The odd assortment of leaves is because it's still in a compot.


----------



## Per (Mar 25, 2007)

Great growing! I am sorry to hear it is not blue as well. A quick question, what is the mottled leaf paph to the right of the flower in the picture? It is also very well grown!


----------



## couscous74 (Mar 25, 2007)

Per said:


> A quick question, what is the mottled leaf paph to the right of the flower in the picture? It is also very well grown!



That's my Phal. celebensis. I am fortunate that this plant seems to like my growing conditions. It bloomed twice for me last year - I think it was still adapting and got confused.

Here are some pics from January 2006.
















When it bloomed again last September, the spike was easily over 2 feet long.


----------



## adiaphane (Mar 25, 2007)

Marcus--
How long did it take before you got the violacea to bloom? I'm curious because I bought a violacea 'gulfrstream blue' x self from the nortons on yours and Jon's recommendation. \


----------



## Heather (Mar 25, 2007)

celebensis is fabulous! 

Okay. Stop. Now. You're making me miss growing Phal. species, Marcus!!! :sob:


----------



## couscous74 (Mar 25, 2007)

adiaphane said:


> Marcus--
> How long did it take before you got the violacea to bloom? I'm curious because I bought a violacea 'gulfrstream blue' x self from the nortons on yours and Jon's recommendation. \



This one took about 1 year and a half to bloom in my care, but it was already a good 6-7" leafspan when I got it. So I guess it depends on the size of your 'Gulfstream Blue' x self. I hope yours blooms.


----------



## Per (Mar 25, 2007)

Wow, that Phal. celebensis is really pretty! I do not do well with phal hybrids (they do not die, but they do not flower), but I have done OK with my bellina, so if this grows in for you in similar conditions, maybe I should give it a shot.

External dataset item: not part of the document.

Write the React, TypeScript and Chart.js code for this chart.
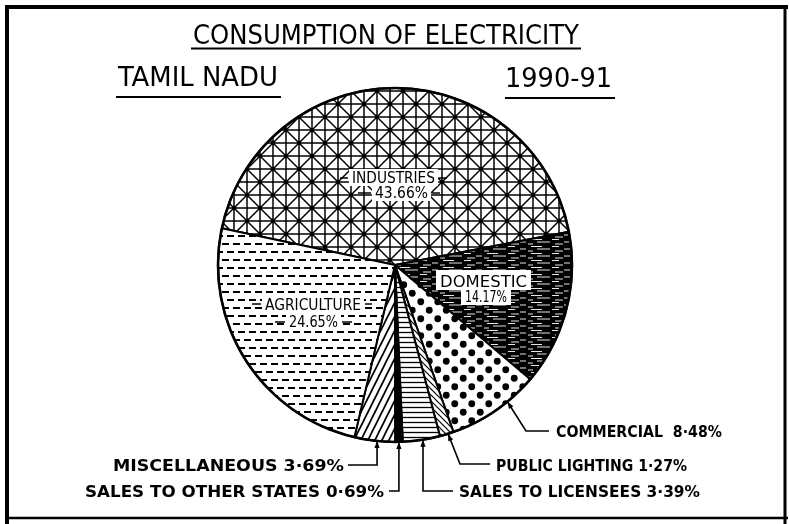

P.S. Now you all know one of my biggest orchid secrets. I can bloom most of the paph species I have with some regularity, but the "easy" phal hybrids grow lots of leaves and no flowers.  I guess that's why I like paphs so much!


----------



## SlipperFan (Mar 25, 2007)

Both are beautiful, and impressive.


----------



## smartie2000 (Mar 25, 2007)

both are very pretty

I like those leaves on the celebensis


----------